Begin DATA

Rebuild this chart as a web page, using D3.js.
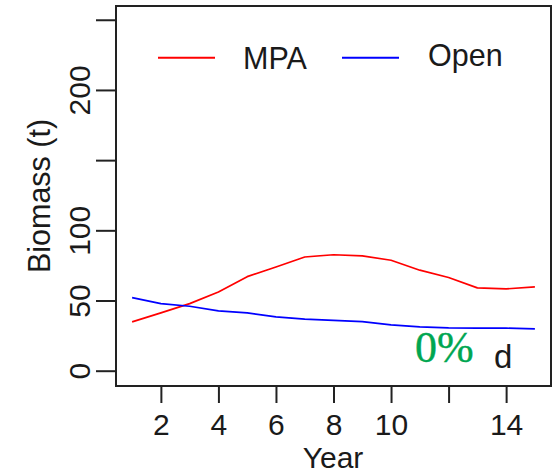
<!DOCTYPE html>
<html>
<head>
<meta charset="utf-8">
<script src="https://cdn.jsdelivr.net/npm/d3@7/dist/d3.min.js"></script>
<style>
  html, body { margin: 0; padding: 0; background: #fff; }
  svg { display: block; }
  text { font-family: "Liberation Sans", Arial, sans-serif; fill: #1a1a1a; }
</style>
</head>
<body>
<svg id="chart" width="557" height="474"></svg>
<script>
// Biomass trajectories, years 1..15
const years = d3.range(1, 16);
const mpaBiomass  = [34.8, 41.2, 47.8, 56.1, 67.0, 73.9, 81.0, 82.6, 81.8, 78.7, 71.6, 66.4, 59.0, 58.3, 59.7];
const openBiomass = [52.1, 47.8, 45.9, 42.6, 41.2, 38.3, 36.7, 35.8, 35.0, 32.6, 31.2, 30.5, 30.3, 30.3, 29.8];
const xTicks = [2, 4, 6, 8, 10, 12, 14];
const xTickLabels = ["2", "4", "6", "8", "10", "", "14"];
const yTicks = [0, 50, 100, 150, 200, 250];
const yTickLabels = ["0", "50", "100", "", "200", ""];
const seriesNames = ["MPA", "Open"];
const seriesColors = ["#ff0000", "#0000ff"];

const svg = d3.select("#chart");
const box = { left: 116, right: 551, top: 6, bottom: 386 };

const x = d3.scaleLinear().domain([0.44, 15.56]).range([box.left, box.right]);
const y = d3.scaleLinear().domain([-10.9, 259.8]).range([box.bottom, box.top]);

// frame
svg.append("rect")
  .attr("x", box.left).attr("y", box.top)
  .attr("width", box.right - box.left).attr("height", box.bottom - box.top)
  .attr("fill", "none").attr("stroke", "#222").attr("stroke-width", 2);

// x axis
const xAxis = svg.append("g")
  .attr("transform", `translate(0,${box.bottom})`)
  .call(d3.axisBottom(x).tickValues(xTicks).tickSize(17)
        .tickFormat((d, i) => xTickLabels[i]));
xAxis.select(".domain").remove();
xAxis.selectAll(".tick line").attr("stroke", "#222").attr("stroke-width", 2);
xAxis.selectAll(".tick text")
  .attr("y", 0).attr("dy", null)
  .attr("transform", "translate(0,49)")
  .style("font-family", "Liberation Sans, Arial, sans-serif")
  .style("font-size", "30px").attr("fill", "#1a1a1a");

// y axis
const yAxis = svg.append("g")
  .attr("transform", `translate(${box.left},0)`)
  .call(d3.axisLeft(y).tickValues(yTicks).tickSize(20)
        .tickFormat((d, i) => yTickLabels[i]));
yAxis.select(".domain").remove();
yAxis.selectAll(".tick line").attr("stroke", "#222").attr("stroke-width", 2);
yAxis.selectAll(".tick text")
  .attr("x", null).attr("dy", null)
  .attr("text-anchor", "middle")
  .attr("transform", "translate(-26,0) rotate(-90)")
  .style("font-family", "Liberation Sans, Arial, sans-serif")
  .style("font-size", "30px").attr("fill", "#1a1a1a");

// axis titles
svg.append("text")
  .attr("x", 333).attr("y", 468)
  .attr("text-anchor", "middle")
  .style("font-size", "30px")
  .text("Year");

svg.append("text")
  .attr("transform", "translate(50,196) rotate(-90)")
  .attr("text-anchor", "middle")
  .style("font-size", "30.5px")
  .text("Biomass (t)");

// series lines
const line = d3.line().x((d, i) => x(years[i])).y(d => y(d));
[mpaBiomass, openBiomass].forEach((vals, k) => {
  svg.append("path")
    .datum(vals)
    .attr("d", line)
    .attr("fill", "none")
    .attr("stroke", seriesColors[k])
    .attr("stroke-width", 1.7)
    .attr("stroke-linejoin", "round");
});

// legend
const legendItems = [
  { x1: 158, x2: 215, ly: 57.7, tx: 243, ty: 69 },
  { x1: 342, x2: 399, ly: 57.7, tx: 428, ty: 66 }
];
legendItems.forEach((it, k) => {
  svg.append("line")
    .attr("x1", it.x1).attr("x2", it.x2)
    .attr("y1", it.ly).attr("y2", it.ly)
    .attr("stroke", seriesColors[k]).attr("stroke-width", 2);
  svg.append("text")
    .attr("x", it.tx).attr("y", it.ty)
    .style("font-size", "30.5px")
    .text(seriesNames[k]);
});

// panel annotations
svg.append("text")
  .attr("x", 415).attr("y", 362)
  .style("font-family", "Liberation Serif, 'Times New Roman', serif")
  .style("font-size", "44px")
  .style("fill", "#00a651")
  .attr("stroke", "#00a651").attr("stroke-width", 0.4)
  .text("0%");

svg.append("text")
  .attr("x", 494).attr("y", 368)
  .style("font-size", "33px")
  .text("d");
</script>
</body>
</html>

End DATA

PROBLEM STATEMENT:
Where a line above contains the word "chart", copy that line.

WORKED SOLUTION:
Rebuild this chart as a web page, using D3.js.
<svg id="chart" width="557" height="474"></svg>
const svg = d3.select("#chart");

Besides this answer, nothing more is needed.